Within the context of a case study conducted with the UN and a critical analysis of citizen participation, Annabé Brouwer’s project focusses on Kosovo’s young people and their frustrations around unemployment.
Can you explain your choice of subject?
Having come to architecture through a background in international development; I was curious to discover through the physicality of building how to design frameworks that connect people in a profound way. Specifically, I wanted to understand how a careful consideration of socio-political contexts, local interpretations of space and beauty, resources and materials, and forms of collaboration could improve social organization, while unveiling spatial qualities not previously recognized. Working with an intergovernmental organisation such as the UN as well as a local, grassroots NGO on a project aimed at improving public space, in the small, welcoming, but contested environment of Kosovo, offered the perfect ground upon which to explore these questions across various scales. How could the architectural project inspire agency through forms of community participation and become a point of mediation between a critical assessment of social conditions and architectural autonomy?
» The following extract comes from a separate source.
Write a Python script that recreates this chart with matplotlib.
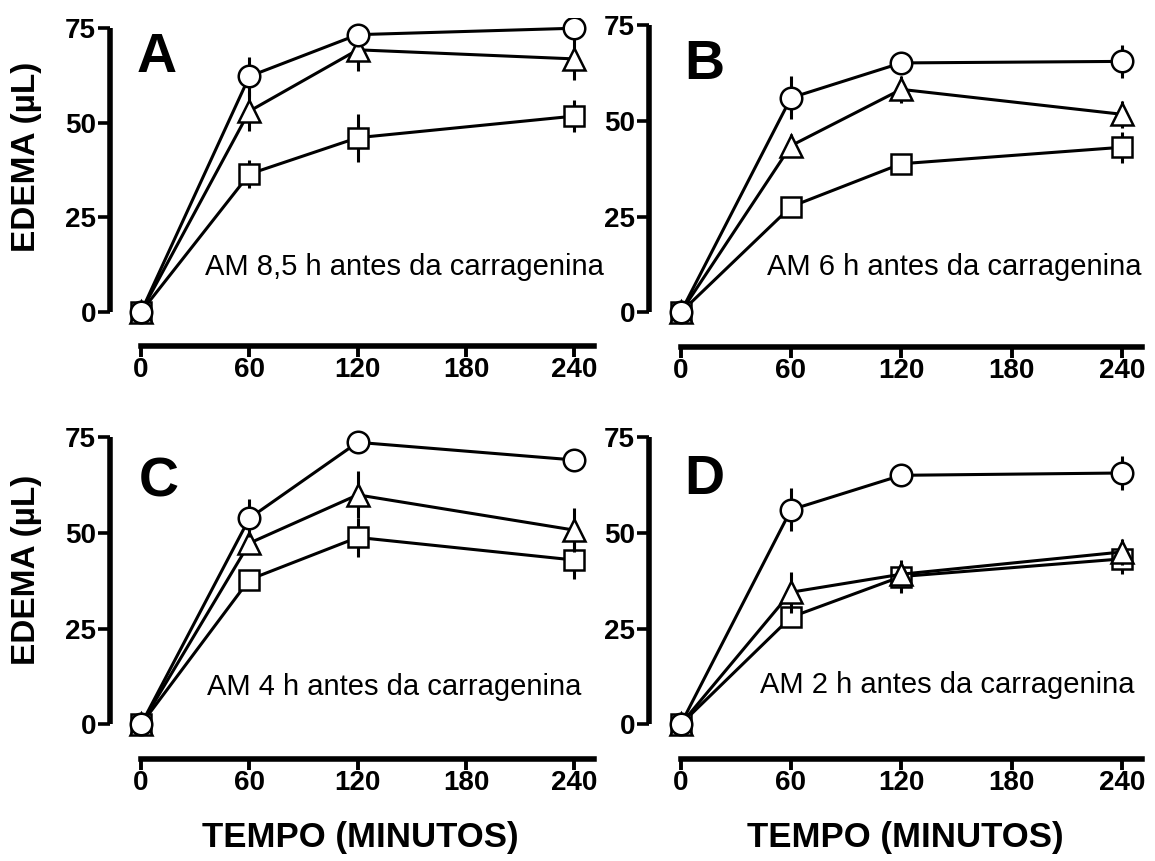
import matplotlib; matplotlib.use("Agg")
import matplotlib.pyplot as plt

plt.rcParams["font.family"] = ["Liberation Sans", "DejaVu Sans"]

tempo = [0, 60, 120, 240]
panels = ["A", "B", "C", "D"]
notes = ["AM 8,5 h antes da carragenina", "AM 6 h antes da carragenina",
         "AM 4 h antes da carragenina", "AM 2 h antes da carragenina"]
xticks = [0, 60, 120, 180, 240]
yticks = [0, 25, 50, 75]

# mean edema (uL) per panel: circle, triangle, square
circ = [[0, 62.2, 73.2, 74.9], [0, 56.0, 65.1, 65.5], [0, 53.8, 73.6, 69.0], [0, 56.0, 65.0, 65.6]]
circ_err = [[0, 5.2, 0, 0], [0, 5.6, 0, 4.3], [0, 5.0, 0, 0], [0, 5.6, 0, 4.4]]
tri = [[0, 53.0, 69.2, 66.8], [0, 43.5, 58.2, 51.7], [0, 47.3, 59.9, 50.7], [0, 34.5, 39.2, 45.0]]
tri_err = [[0, 5.2, 5.6, 5.5], [0, 3.0, 3.5, 3.5], [0, 0, 6.1, 5.8], [0, 5.3, 0, 3.5]]
sq = [[0, 36.4, 46.0, 51.7], [0, 27.6, 38.8, 43.1], [0, 37.8, 48.8, 42.9], [0, 28.0, 38.6, 43.2]]
sq_err = [[0, 3.7, 6.3, 4.3], [0, 0, 0, 4.0], [0, 0, 5.0, 5.0], [0, 0, 4.2, 4.0]]

note_pos = [(35.4, 11.9), (47, 11.9), (36.5, 9.7), (43, 10.2)]
letter_pos = [(-2.6, 67), (2, 64.6), (-1.3, 63.2), (2, 63.7)]

W, H = 1155, 861
fig = plt.figure(figsize=(W / 100, H / 100), dpi=100)
# axes boxes in pixels: left, top, right, bottom
boxes = [(110, 18, 596, 346), (649, 15, 1144, 347), (110, 427, 596, 759), (649, 427, 1144, 759)]

for i, (l, t, r, b) in enumerate(boxes):
    ax = fig.add_axes([l / W, 1 - b / H, (r - l) / W, (b - t) / H])
    ax.set_xlim(-17.2, 252)
    ax.set_ylim(-9, 77.6)
    ax.patch.set_alpha(0)
    for s in ("top", "right"):
        ax.spines[s].set_visible(False)
    ax.spines["left"].set_bounds(0, 75)
    ax.spines["bottom"].set_bounds(0, 251)
    ax.spines["left"].set_linewidth(4)
    ax.spines["bottom"].set_linewidth(4)
    ax.spines["left"].set_capstyle("butt")
    ax.set_xticks(xticks, labels=[str(v) for v in xticks], fontweight="bold", fontsize=20)
    ax.set_yticks(yticks, labels=[str(v) for v in yticks], fontweight="bold", fontsize=20)
    ax.tick_params(axis="y", direction="out", length=9, width=2.6, pad=1)
    ax.tick_params(axis="x", direction="out", length=8, width=2.8, pad=0)

    kw = dict(color="black", lw=2.2, ecolor="black", elinewidth=2.2, capsize=0,
              markerfacecolor="white", markeredgecolor="black", markeredgewidth=1.8)
    ax.errorbar(tempo, sq[i], yerr=sq_err[i], marker="s", ms=14.5, zorder=2, **kw)
    ax.errorbar(tempo, tri[i], yerr=tri_err[i], marker="^", ms=15.5, zorder=3, **kw)
    ax.errorbar(tempo, circ[i], yerr=circ_err[i], marker="o", ms=15.5, zorder=4, **kw)

    ax.text(note_pos[i][0], note_pos[i][1], notes[i], fontsize=21, ha="left", va="center")
    ax.text(letter_pos[i][0], letter_pos[i][1], panels[i], fontsize=40, fontweight="bold",
            ha="left", va="center")

fig.text(27 / W, 1 - 157 / H, "EDEMA (µL)", rotation=90, ha="center", va="center",
         fontsize=24, fontweight="bold")
fig.text(27 / W, 1 - 570 / H, "EDEMA (µL)", rotation=90, ha="center", va="center",
         fontsize=24, fontweight="bold")
fig.text(360 / W, 1 - 838 / H, "TEMPO (MINUTOS)", ha="center", va="center",
         fontsize=25, fontweight="bold")
fig.text(905 / W, 1 - 838 / H, "TEMPO (MINUTOS)", ha="center", va="center",
         fontsize=25, fontweight="bold")

fig.savefig("out.png", dpi=100)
What or who are your sources of inspiration and can you explain this?
My inspiration for this project became the people I met in Kosovo who were so gracious as to take me in, tell me their stories, how they lived and how they wanted to live. Those who despite their conditions, don’t give up on searching for beauty in the details of the everyday.
State and describe the key moment in your graduation project
The project was initially intended to be of the design-and-build type; a small public space constructed in collaboration with the UN and the local people. Four months into the project; however, I discovered that my thoughts on how architecture might be approached were not going to fit into the UN model projected onto our site. So, in collaboration with my tutors, I decided that it would be more fruitful to instead develop a hypothetical project based on this field experience that would propose a more holistic way to develop agency and to introduce the idea that this city has qualities worth fighting for. I had to let go of my assumptions that within the framework of my graduation thesis I was going to be able to marry two fields that have a lot to learn from each other but are in many ways diametrically opposed. There is much good to be found in the processes of each, but adapting them from within to engage the stakeholders in the most meaningful way is a slow and careful process.
Many of Kosovo’s young people are frustrated. Around half are unemployed and dream of emigrating; they are convinced they will find better lives elsewhere. These young people constitute more than fifty percent of Kosovo’s population, yet they don’t feel politically represented or taken seriously. Some plea for change, but many have no hope or will to invest in their country. This absence of agency is mirrored in how local architecture is approached. Whether serving as a tool to express communist ideology or fabricate ethnic identity, its meaning has largely been dictated from above. So now, as the country tumbles into a neoliberal democracy, there is a lack of awareness that society can and should take responsibility for its urban environment. Historic fabric is destroyed, public spaces are vandalized, and new architecture is cheap and of poor quality.
Within the context of a case study conducted with the UN and a critical analysis of citizen participation, the project’s question therefore concerns agency. It asks how a community facility might give legitimacy to what young people do and could do. It wants to introduce the idea of a ‘public building’ in a place where this does not exist, and through joint responsibility inspire an enthusiasm towards looking after something together. The project argues that the youth have the right to project from a visible place in the city, that it invests in them, in the hope that they will want to stay and invest in their city in return. Its architecture wants to make their voices explicit, but in contrast to Kosovo’s history of a ‘politicized architecture’ where the political message was
closed for discussion, it invites debate by retaining a degree of openness. The roof or shelter becomes the primary figure, the traditional heavy walls are opened up; horizontal planes offer places to gather.
Then, the project questions how to construct while understanding local resources and the craft of the vernacular city. Built together with the young people from locally sourced timber, it considers the poorly managed timber industry, forestry systems and illegal logging problems, while teaching the young people a trade. Finally, it proposes a framework that will inspire its effects to be felt across various scales. It argues for a system of awareness building and education to inform the design as well as maintenance strategies beyond completion. A deeper and slower approach to the architectural project is put forward. It aims to show the young people that they are seen and heard. It invites them to act. It is an investment in futures.
Technische Universiteit Delft
What are you doing now
I am working at David Chipperfield Architects in London. It is a place with ambitious, strong-willed and open-minded people where I have been able to learn the craft of architecture, but also explore the questions of my thesis project further.
What hope / do you want to achieve as a designer in the near and / or the distant future?
It is important to understand how to unite the public and private sector under a shared mission. I would like to create well-built spaces where people feel both embraced and lifted up, but also learn how to embed these social frameworks on a broader scale. I am exploring methods of working with existing political bodies to carefully yet deliberately introduce change to stimulate more inclusive production frameworks while challenging economic systems that leave many behind. I’d like to develop an architecture that is attentive, beautiful, yet disruptive.